Work to do: Gather all lines in the data that hold the string "this".

Source data:
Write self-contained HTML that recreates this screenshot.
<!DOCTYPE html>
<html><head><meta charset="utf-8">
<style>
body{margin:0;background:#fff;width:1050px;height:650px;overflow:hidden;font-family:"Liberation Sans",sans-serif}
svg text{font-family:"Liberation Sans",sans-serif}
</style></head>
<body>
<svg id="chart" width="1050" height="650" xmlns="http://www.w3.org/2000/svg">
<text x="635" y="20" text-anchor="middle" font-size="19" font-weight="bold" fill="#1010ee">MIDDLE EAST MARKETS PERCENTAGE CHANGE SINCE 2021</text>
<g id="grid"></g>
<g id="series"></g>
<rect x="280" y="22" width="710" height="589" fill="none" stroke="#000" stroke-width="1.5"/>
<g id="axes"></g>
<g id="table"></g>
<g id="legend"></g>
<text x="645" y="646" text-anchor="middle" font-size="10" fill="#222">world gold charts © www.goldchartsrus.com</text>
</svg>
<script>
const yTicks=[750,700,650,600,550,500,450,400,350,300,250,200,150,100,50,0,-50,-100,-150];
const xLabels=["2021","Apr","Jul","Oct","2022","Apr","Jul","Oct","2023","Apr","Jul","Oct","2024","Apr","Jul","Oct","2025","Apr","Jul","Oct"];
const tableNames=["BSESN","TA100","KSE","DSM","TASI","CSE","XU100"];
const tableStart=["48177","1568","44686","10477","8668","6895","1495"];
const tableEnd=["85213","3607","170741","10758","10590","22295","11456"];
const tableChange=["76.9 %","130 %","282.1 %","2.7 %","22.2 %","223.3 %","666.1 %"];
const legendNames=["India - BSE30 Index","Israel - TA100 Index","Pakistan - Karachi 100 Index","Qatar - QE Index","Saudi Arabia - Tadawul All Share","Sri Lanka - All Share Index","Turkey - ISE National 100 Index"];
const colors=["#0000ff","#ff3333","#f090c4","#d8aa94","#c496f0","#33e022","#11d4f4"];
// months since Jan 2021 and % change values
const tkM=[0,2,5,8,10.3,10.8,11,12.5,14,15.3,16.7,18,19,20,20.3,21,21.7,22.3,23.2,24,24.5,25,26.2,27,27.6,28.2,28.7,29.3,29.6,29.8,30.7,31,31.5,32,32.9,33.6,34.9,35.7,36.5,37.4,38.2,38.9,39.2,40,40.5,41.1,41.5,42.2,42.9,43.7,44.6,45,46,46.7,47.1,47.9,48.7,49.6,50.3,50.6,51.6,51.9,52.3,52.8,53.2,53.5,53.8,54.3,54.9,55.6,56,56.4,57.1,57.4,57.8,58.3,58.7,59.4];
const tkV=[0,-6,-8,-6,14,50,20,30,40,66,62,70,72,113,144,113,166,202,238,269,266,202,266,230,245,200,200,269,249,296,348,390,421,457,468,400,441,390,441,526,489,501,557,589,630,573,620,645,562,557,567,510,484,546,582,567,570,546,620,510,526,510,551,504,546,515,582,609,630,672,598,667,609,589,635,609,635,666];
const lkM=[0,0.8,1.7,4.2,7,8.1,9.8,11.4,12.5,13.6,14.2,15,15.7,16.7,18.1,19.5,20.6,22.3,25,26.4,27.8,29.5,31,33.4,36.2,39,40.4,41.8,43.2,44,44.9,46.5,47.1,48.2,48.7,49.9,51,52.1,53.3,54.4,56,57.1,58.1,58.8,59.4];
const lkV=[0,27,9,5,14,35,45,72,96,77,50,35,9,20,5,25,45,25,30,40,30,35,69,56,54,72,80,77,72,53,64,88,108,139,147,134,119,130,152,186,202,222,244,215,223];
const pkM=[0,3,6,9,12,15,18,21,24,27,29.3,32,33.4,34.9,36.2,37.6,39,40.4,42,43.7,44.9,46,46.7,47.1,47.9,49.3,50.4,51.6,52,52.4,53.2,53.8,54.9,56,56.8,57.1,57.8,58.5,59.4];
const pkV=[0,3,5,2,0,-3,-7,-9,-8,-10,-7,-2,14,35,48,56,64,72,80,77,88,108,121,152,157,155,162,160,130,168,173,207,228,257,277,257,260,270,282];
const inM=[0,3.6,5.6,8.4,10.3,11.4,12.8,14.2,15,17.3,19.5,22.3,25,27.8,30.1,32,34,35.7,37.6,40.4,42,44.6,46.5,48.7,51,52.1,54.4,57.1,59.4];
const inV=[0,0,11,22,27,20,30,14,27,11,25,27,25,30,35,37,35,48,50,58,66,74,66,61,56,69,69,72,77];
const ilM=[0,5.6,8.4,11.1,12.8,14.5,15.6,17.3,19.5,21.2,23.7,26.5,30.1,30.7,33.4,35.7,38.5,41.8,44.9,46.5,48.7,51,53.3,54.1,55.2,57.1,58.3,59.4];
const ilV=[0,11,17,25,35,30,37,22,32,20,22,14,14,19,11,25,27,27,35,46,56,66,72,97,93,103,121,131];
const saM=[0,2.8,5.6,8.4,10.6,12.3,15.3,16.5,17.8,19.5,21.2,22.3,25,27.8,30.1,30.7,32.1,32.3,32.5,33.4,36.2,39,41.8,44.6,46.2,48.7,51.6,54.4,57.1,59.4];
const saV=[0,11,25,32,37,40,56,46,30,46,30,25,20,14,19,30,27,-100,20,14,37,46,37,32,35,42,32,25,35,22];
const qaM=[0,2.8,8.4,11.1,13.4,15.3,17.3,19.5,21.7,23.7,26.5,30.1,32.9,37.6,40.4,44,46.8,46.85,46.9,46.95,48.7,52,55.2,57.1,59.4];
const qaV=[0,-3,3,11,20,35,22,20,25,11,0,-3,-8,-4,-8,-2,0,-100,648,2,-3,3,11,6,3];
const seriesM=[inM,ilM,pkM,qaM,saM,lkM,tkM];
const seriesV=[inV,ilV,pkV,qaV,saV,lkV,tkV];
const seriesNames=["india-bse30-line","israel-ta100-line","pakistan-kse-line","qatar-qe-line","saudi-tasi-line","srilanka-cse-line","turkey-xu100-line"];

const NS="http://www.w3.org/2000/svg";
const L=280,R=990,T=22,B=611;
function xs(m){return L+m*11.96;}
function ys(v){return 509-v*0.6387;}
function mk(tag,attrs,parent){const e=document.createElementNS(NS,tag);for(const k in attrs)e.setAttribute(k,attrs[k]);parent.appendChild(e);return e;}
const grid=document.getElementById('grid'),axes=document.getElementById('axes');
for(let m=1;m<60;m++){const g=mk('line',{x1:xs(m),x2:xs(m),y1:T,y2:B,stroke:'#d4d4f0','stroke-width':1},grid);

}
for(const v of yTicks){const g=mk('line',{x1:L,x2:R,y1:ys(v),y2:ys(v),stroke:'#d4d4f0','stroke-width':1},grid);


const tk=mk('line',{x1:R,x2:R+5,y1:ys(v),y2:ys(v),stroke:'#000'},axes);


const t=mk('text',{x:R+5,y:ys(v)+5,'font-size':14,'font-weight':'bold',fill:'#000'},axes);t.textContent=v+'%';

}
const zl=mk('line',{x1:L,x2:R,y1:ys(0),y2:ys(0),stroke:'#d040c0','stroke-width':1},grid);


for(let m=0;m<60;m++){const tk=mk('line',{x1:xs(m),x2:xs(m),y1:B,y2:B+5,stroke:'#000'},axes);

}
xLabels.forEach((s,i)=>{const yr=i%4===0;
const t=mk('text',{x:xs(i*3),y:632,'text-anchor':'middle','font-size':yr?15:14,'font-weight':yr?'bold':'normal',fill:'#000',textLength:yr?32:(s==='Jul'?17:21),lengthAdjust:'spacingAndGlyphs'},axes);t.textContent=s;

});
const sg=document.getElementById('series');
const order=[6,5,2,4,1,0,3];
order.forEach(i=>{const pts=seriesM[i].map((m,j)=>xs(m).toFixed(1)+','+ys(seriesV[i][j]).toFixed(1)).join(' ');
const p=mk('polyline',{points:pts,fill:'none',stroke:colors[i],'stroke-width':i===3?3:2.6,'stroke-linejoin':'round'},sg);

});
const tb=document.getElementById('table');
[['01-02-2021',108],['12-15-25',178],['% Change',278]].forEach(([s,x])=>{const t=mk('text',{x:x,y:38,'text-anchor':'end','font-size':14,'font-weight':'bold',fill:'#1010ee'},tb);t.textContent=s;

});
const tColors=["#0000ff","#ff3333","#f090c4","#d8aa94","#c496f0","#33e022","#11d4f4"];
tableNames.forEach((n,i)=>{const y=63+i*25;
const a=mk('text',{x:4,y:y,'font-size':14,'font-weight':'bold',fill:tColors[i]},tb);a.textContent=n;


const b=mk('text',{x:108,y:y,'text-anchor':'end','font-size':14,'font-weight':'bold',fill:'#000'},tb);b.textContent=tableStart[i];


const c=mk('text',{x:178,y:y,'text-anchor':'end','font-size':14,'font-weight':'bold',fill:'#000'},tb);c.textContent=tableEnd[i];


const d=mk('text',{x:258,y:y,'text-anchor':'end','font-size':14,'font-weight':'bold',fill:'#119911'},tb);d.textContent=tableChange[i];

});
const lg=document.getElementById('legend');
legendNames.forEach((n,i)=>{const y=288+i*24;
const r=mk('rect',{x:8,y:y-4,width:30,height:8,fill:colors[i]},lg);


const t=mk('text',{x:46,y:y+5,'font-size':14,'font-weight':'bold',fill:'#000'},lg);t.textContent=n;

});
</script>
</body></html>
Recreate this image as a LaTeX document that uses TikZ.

Full output:
Write self-contained HTML that recreates this screenshot.
Recreate this image as a LaTeX document that uses TikZ.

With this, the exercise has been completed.